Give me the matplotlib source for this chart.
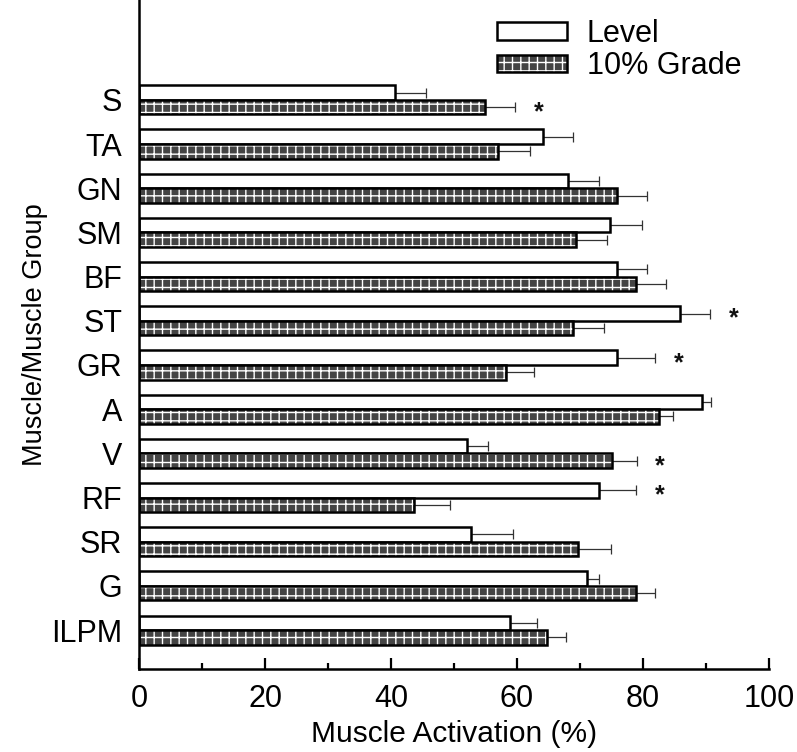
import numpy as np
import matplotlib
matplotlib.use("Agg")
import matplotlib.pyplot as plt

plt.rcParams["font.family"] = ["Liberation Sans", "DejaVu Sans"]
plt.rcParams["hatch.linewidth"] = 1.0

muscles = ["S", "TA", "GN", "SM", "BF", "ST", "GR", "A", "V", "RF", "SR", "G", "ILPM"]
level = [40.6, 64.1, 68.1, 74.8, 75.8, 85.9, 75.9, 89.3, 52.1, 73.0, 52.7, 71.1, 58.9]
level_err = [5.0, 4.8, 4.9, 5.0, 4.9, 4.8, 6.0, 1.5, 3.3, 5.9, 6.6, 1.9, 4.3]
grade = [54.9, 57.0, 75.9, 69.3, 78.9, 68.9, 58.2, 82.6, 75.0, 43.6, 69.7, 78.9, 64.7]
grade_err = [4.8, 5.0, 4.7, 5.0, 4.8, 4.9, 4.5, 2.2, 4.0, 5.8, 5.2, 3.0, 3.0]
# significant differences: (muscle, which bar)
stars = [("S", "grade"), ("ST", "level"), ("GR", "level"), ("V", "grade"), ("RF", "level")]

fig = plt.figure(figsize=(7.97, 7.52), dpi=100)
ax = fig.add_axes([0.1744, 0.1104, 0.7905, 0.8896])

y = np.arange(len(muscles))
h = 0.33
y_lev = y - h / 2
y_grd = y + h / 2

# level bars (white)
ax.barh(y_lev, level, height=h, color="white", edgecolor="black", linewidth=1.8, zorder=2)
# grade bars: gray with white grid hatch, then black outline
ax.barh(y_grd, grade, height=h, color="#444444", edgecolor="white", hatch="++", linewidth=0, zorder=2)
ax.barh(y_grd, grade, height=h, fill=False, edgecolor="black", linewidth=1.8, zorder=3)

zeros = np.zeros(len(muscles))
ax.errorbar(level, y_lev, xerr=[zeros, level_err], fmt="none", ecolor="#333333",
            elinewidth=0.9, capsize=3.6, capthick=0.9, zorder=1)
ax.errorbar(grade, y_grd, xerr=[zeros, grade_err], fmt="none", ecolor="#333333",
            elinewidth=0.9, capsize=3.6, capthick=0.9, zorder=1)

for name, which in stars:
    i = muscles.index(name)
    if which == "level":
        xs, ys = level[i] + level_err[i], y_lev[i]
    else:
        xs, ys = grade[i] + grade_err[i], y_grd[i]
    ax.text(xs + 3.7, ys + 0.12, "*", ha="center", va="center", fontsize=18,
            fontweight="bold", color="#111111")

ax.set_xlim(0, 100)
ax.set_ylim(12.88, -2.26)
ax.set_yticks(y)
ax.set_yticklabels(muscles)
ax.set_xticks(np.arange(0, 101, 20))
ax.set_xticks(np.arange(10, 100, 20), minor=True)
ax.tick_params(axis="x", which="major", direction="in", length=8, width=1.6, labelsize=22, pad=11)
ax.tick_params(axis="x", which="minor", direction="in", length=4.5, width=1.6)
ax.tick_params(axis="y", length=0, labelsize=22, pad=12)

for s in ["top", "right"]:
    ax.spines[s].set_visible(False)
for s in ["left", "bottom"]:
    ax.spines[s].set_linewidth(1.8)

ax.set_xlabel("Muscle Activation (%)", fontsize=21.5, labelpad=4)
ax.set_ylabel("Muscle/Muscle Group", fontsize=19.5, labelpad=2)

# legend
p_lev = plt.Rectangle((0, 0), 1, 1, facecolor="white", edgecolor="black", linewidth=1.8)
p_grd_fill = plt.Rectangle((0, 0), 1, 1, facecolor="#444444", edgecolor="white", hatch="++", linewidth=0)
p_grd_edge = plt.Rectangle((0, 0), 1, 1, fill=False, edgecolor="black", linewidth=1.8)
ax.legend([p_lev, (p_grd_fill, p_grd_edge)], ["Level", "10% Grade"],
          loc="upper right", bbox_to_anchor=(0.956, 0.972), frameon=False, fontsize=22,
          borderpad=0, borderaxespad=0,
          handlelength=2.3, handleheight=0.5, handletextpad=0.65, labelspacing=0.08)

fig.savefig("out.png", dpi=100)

◆ **WORK TO DO**
Return the material word for word. Pictures are not part of the copy.

◆ **COMPLETE ANSWER**
Give me the matplotlib source for this chart.
import numpy as np
import matplotlib
matplotlib.use("Agg")
import matplotlib.pyplot as plt

plt.rcParams["font.family"] = ["Liberation Sans", "DejaVu Sans"]
plt.rcParams["hatch.linewidth"] = 1.0

muscles = ["S", "TA", "GN", "SM", "BF", "ST", "GR", "A", "V", "RF", "SR", "G", "ILPM"]
level = [40.6, 64.1, 68.1, 74.8, 75.8, 85.9, 75.9, 89.3, 52.1, 73.0, 52.7, 71.1, 58.9]
level_err = [5.0, 4.8, 4.9, 5.0, 4.9, 4.8, 6.0, 1.5, 3.3, 5.9, 6.6, 1.9, 4.3]
grade = [54.9, 57.0, 75.9, 69.3, 78.9, 68.9, 58.2, 82.6, 75.0, 43.6, 69.7, 78.9, 64.7]
grade_err = [4.8, 5.0, 4.7, 5.0, 4.8, 4.9, 4.5, 2.2, 4.0, 5.8, 5.2, 3.0, 3.0]
# significant differences: (muscle, which bar)
stars = [("S", "grade"), ("ST", "level"), ("GR", "level"), ("V", "grade"), ("RF", "level")]

fig = plt.figure(figsize=(7.97, 7.52), dpi=100)
ax = fig.add_axes([0.1744, 0.1104, 0.7905, 0.8896])

y = np.arange(len(muscles))
h = 0.33
y_lev = y - h / 2
y_grd = y + h / 2

# level bars (white)
ax.barh(y_lev, level, height=h, color="white", edgecolor="black", linewidth=1.8, zorder=2)
# grade bars: gray with white grid hatch, then black outline
ax.barh(y_grd, grade, height=h, color="#444444", edgecolor="white", hatch="++", linewidth=0, zorder=2)
ax.barh(y_grd, grade, height=h, fill=False, edgecolor="black", linewidth=1.8, zorder=3)

zeros = np.zeros(len(muscles))
ax.errorbar(level, y_lev, xerr=[zeros, level_err], fmt="none", ecolor="#333333",
            elinewidth=0.9, capsize=3.6, capthick=0.9, zorder=1)
ax.errorbar(grade, y_grd, xerr=[zeros, grade_err], fmt="none", ecolor="#333333",
            elinewidth=0.9, capsize=3.6, capthick=0.9, zorder=1)

for name, which in stars:
    i = muscles.index(name)
    if which == "level":
        xs, ys = level[i] + level_err[i], y_lev[i]
    else:
        xs, ys = grade[i] + grade_err[i], y_grd[i]
    ax.text(xs + 3.7, ys + 0.12, "*", ha="center", va="center", fontsize=18,
            fontweight="bold", color="#111111")

ax.set_xlim(0, 100)
ax.set_ylim(12.88, -2.26)
ax.set_yticks(y)
ax.set_yticklabels(muscles)
ax.set_xticks(np.arange(0, 101, 20))
ax.set_xticks(np.arange(10, 100, 20), minor=True)
ax.tick_params(axis="x", which="major", direction="in", length=8, width=1.6, labelsize=22, pad=11)
ax.tick_params(axis="x", which="minor", direction="in", length=4.5, width=1.6)
ax.tick_params(axis="y", length=0, labelsize=22, pad=12)

for s in ["top", "right"]:
    ax.spines[s].set_visible(False)
for s in ["left", "bottom"]:
    ax.spines[s].set_linewidth(1.8)

ax.set_xlabel("Muscle Activation (%)", fontsize=21.5, labelpad=4)
ax.set_ylabel("Muscle/Muscle Group", fontsize=19.5, labelpad=2)

# legend
p_lev = plt.Rectangle((0, 0), 1, 1, facecolor="white", edgecolor="black", linewidth=1.8)
p_grd_fill = plt.Rectangle((0, 0), 1, 1, facecolor="#444444", edgecolor="white", hatch="++", linewidth=0)
p_grd_edge = plt.Rectangle((0, 0), 1, 1, fill=False, edgecolor="black", linewidth=1.8)
ax.legend([p_lev, (p_grd_fill, p_grd_edge)], ["Level", "10% Grade"],
          loc="upper right", bbox_to_anchor=(0.956, 0.972), frameon=False, fontsize=22,
          borderpad=0, borderaxespad=0,
          handlelength=2.3, handleheight=0.5, handletextpad=0.65, labelspacing=0.08)

fig.savefig("out.png", dpi=100)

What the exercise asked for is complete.